Some would say that is the free market at work, the scare resources of available frequencies have just gone to where they produce the greatest economic benefits for the most people. Majority rules, and people who like country music, jazz, classical and beautiful music are now just tiny minorities too small in number and economically unimportant to deserve a rare frequency to offer what they want to hear.

Hopefully, Internet radios will shortly become standard in cars, and easier to use in houses and as portables, and will come with an almost unlimited choice of programming. Then an entirely different set of market forces will come into play, and what economists call "pure competition" will exist in what has been a somewhat limited competition for the attention of listeners because of limited spectrum.
 
TimeIsTight said:
Possibly some others can clarify this, but I think there was a time when the FCC was involved in what format a station could offer. But those were also the days of huge ratings for dominant stations, while others were forced to stick with smaller interest groups.

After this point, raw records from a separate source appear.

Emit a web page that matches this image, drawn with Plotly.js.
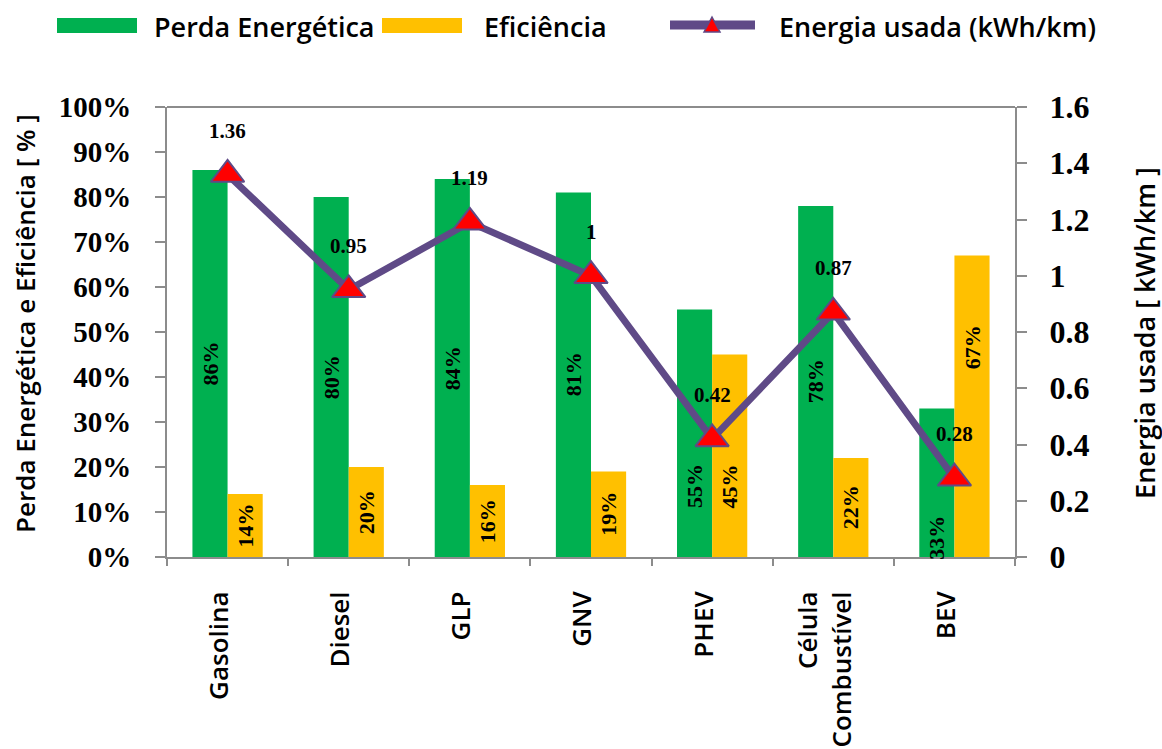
<!DOCTYPE html>
<html>
<head>
<meta charset="utf-8">
<script src="https://cdn.plot.ly/plotly-3.0.1.min.js"></script>
<style>
  html, body { margin: 0; padding: 0; background: #fff; }
  #chart { width: 1162px; height: 749px; }
</style>
</head>
<body>
<div id="chart"></div>
<script>
// Vehicle technologies compared
const categories = ['Gasolina', 'Diesel', 'GLP', 'GNV', 'PHEV', 'Célula<br>Combustível', 'BEV'];

// Energy loss and efficiency, in percent
const perdaEnergetica = [86, 80, 84, 81, 55, 78, 33];
const eficiencia = [14, 20, 16, 19, 45, 22, 67];

// Energy used, kWh per km
const energiaUsada = [1.36, 0.95, 1.19, 1, 0.42, 0.87, 0.28];

// Series names
const seriesNames = ['Perda Energética', 'Eficiência', 'Energia usada (kWh/km)'];
const axisTitles = ['Perda Energética e Eficiência [ % ]', 'Energia usada [ kWh/km ]'];

// Styling
const GREEN = '#00b050';
const YELLOW = '#ffc000';
const PURPLE = '#5f4a87';
const RED = '#ff0000';
const AXIS = '#8c8c8c';
const SERIF = 'Liberation Serif, Times New Roman, serif';
const SANS = 'Open Sans, sans-serif';
const SANS_WEIGHT = 600;

// Vertical nudges (px) for the in-bar labels that sit away from the bar centre
const perdaLabelShift = [0, 0, 0, 0, -53, 0, -55];
const eficLabelShift = [0, 0, 0, 0, -31, 0, 59];

const traces = [
  {
    type: 'bar', name: seriesNames[0], x: categories, y: perdaEnergetica,
    marker: { color: GREEN }, hoverinfo: 'skip'
  },
  {
    type: 'bar', name: seriesNames[1], x: categories, y: eficiencia,
    marker: { color: YELLOW }, hoverinfo: 'skip'
  },
  {
    type: 'scatter', mode: 'lines+markers', name: seriesNames[2],
    x: categories, y: energiaUsada, yaxis: 'y2',
    line: { color: PURPLE, width: 7 },
    marker: { symbol: 'triangle-up', size: 29, color: RED, line: { color: PURPLE, width: 2 } },
    hoverinfo: 'skip'
  }
];

const annotations = [];

// Percent labels inside the bars
categories.forEach((c, i) => {
  annotations.push({
    x: c, xref: 'x', y: perdaEnergetica[i] / 2, yref: 'y',
    xshift: -17.5, yshift: perdaLabelShift[i],
    text: perdaEnergetica[i] + '%', textangle: -90, showarrow: false,
    font: { family: SERIF, size: 22, color: '#000', weight: 'bold' }
  });
  annotations.push({
    x: c, xref: 'x', y: eficiencia[i] / 2, yref: 'y',
    xshift: 17.5, yshift: eficLabelShift[i],
    text: eficiencia[i] + '%', textangle: -90, showarrow: false,
    font: { family: SERIF, size: 22, color: '#000', weight: 'bold' }
  });
  // Energy value above each marker
  annotations.push({
    x: c, xref: 'x', y: energiaUsada[i], yref: 'y2',
    yshift: 44,
    text: String(energiaUsada[i]), showarrow: false,
    font: { family: SERIF, size: 21, color: '#000', weight: 'bold' }
  });
});

// Axis titles
annotations.push({
  x: -0.1675, xref: 'paper', y: 0.52, yref: 'paper', xanchor: 'center', yanchor: 'middle',
  text: axisTitles[0], textangle: -90, showarrow: false,
  font: { family: SANS, size: 26, color: '#000', weight: SANS_WEIGHT }
});
annotations.push({
  x: 1.1533, xref: 'paper', y: 0.498, yref: 'paper', xanchor: 'center', yanchor: 'middle',
  text: axisTitles[1], textangle: -90, showarrow: false,
  font: { family: SANS, size: 27, color: '#000', weight: SANS_WEIGHT }
});

// Legend text
const legendFont = { family: SANS, size: 27, color: '#000', weight: SANS_WEIGHT };
[[-0.0177, seriesNames[0]], [0.3715, seriesNames[1]], [0.7193, seriesNames[2]]].forEach(([x, t]) => {
  annotations.push({
    x: x, xref: 'paper', y: 1.1778, yref: 'paper', xanchor: 'left', yanchor: 'middle',
    text: t, showarrow: false, font: legendFont
  });
});

// px -> paper helpers for the legend keys
const L = 167, W = 848, B = 557, H = 450;
const px = v => (v - L) / W;
const py = v => (B - v) / H;

const shapes = [
  // top border of the plot area
  { type: 'line', xref: 'paper', yref: 'paper', x0: 0, x1: 1, y0: 1, y1: 1,
    line: { color: AXIS, width: 2 } },
  // legend keys
  { type: 'rect', xref: 'paper', yref: 'paper', x0: px(57), x1: px(137), y0: py(33), y1: py(18),
    fillcolor: GREEN, line: { width: 0 } },
  { type: 'rect', xref: 'paper', yref: 'paper', x0: px(382), x1: px(462), y0: py(33), y1: py(18),
    fillcolor: YELLOW, line: { width: 0 } },
  { type: 'line', xref: 'paper', yref: 'paper', x0: px(670), x1: px(755), y0: py(25), y1: py(25),
    line: { color: PURPLE, width: 9 } },
  { type: 'path', xref: 'paper', yref: 'paper',
    path: `M ${px(704)},${py(32)} L ${px(712)},${py(17)} L ${px(720)},${py(32)} Z`,
    fillcolor: RED, line: { color: PURPLE, width: 1.5 } }
];

const layout = {
  width: 1162, height: 749,
  margin: { l: L, r: 1162 - L - W, t: B - H, b: 749 - B, pad: 0 },
  paper_bgcolor: '#fff', plot_bgcolor: '#fff',
  showlegend: false,
  barmode: 'group', bargap: 0.42, bargroupgap: 0,
  xaxis: {
    type: 'category', range: [-0.5, 6.5], fixedrange: true,
    showline: true, linecolor: AXIS, linewidth: 2,
    ticks: 'outside', tickson: 'boundaries', ticklen: 7, tickwidth: 2, tickcolor: AXIS,
    tickangle: -90, ticklabelstandoff: 22, ticklabelshift: -8,
    tickfont: { family: SANS, size: 26, color: '#000', weight: SANS_WEIGHT },
    showgrid: false, zeroline: false
  },
  yaxis: {
    range: [0, 100], dtick: 10, ticksuffix: '%', fixedrange: true,
    showline: true, linecolor: AXIS, linewidth: 2,
    ticks: 'outside', ticklen: 10, tickwidth: 2, tickcolor: AXIS,
    ticklabelstandoff: 18,
    tickfont: { family: SERIF, size: 29, color: '#000', weight: 'bold' },
    showgrid: false, zeroline: false
  },
  yaxis2: {
    overlaying: 'y', side: 'right', range: [0, 1.6], dtick: 0.2, fixedrange: true,
    showline: true, linecolor: AXIS, linewidth: 2,
    ticks: 'outside', ticklen: 10, tickwidth: 2, tickcolor: AXIS,
    ticklabelstandoff: 16,
    tickfont: { family: SERIF, size: 32, color: '#000', weight: 'bold' },
    showgrid: false, zeroline: false
  },
  annotations: annotations,
  shapes: shapes
};

Plotly.newPlot('chart', traces, layout, { displayModeBar: false, staticPlot: true });
</script>
</body>
</html>
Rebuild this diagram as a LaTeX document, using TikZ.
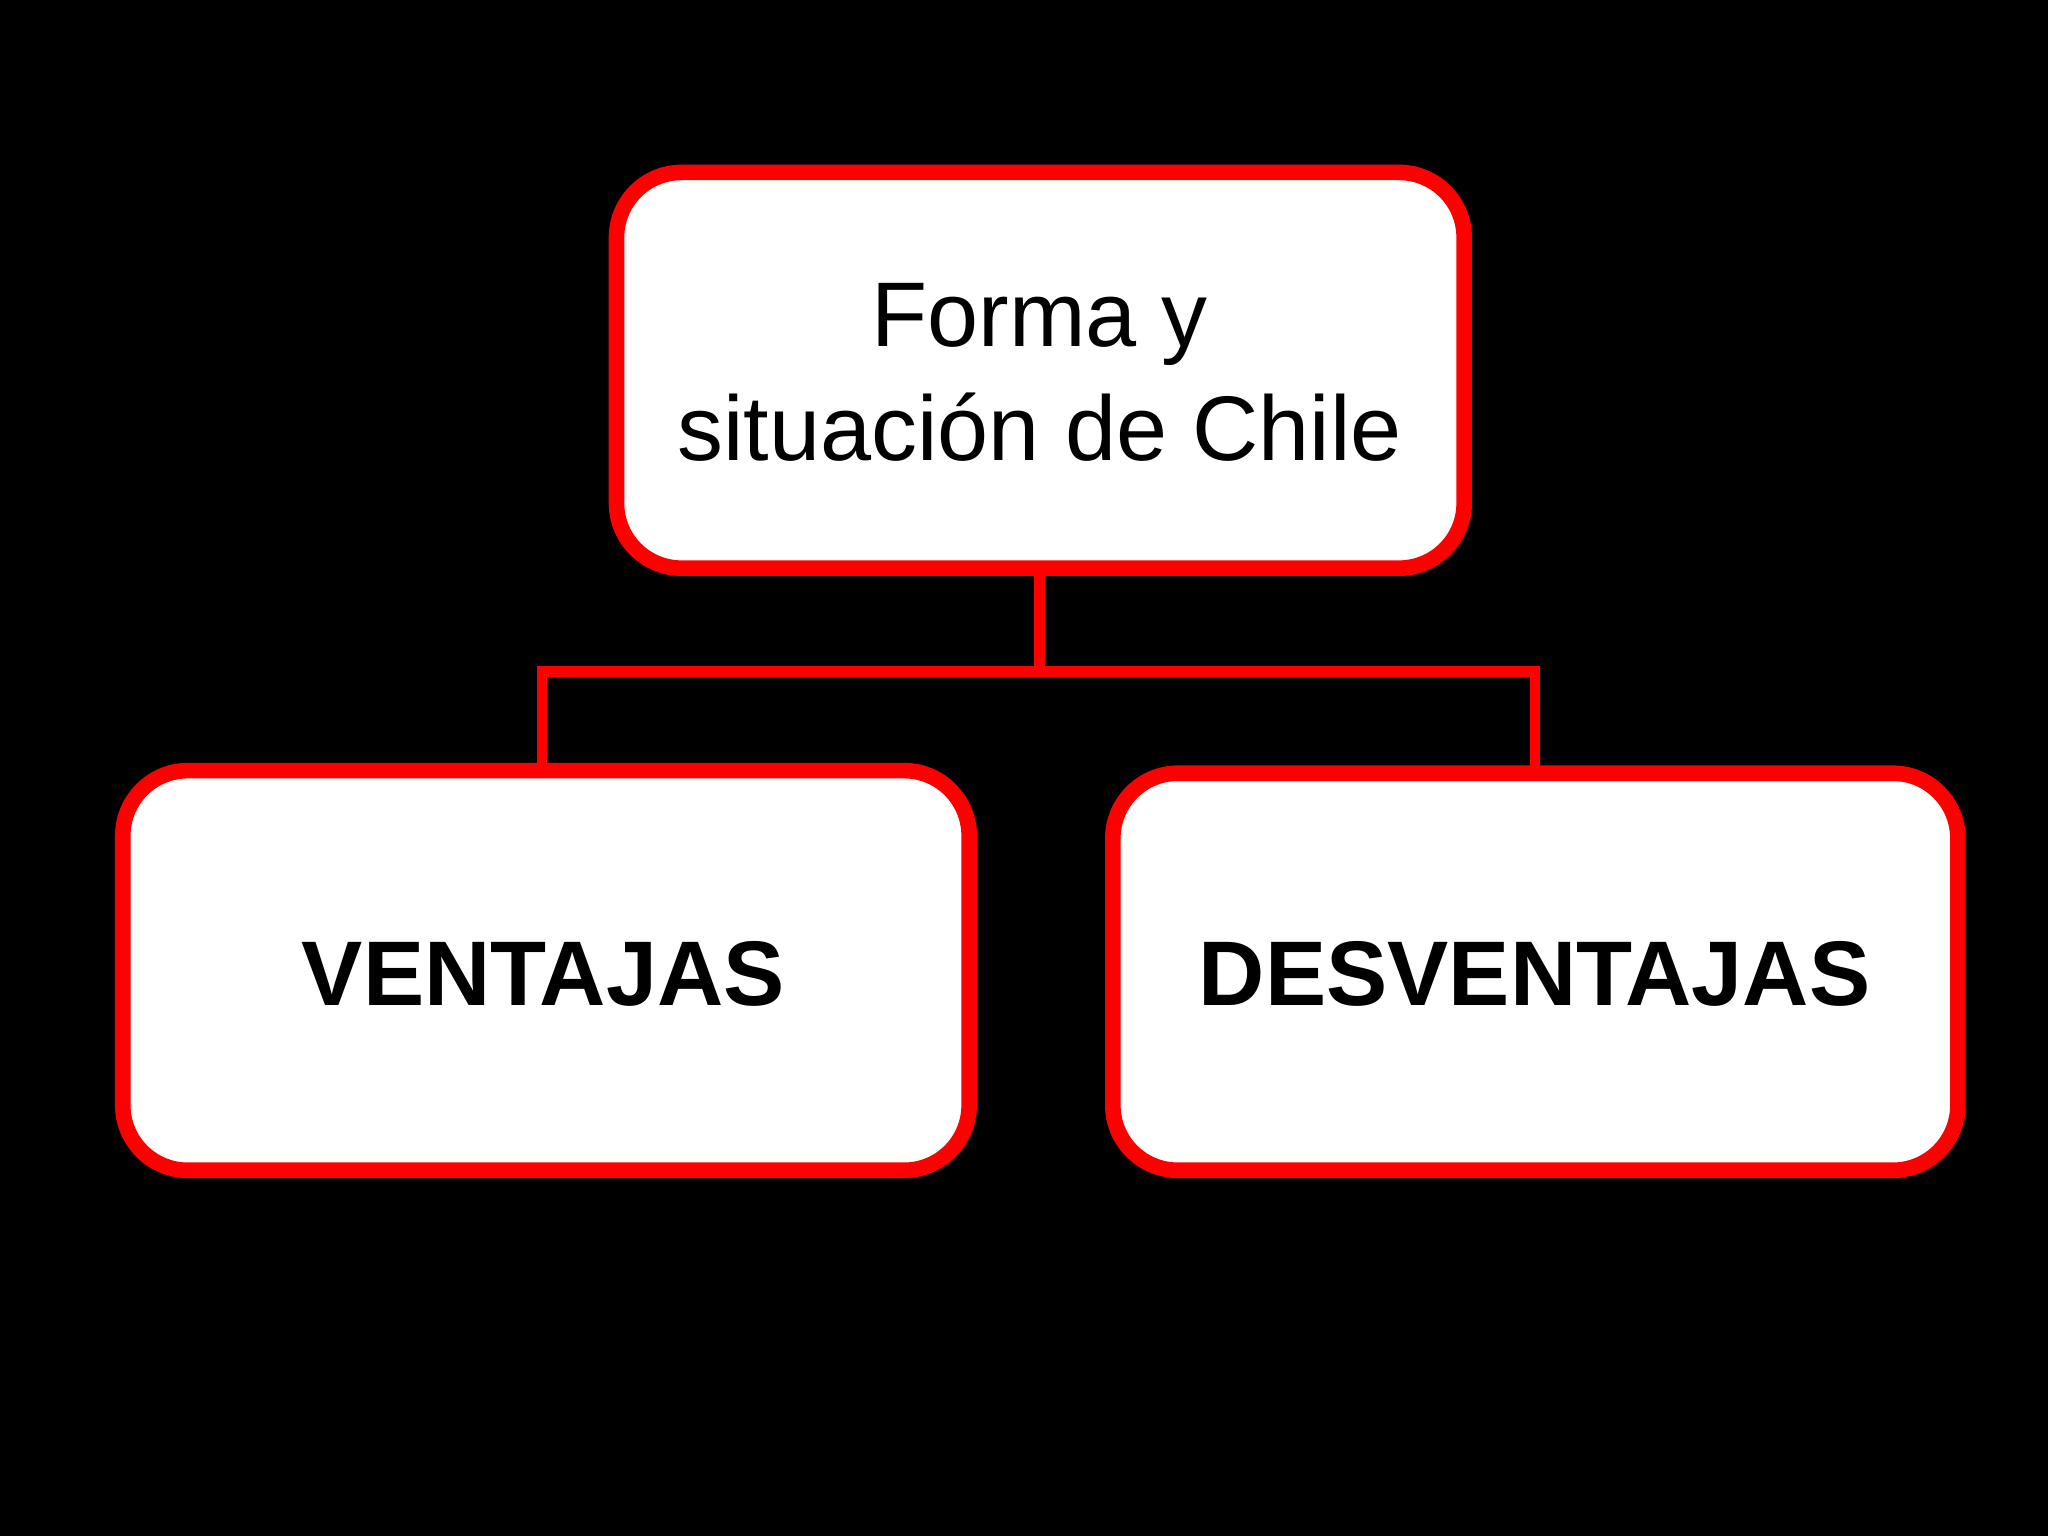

The FCC only got, for a period of time, involved with classical music stations and, amid listener protests, tried to equate classical with listener interests. They held off the changes at several classical stations, and caused others that were wanting to switch formats to help establish classical on, usually, a non-commercial station in the market.

Efforts were made to get the FCC to protect jazz (isolated case), but eventually it was seen that if a format were desirable, it would be offered and if there were not enough listeners it would not. But, convincing the government that neither morality nor taste can be legislated tends to be a tedious process.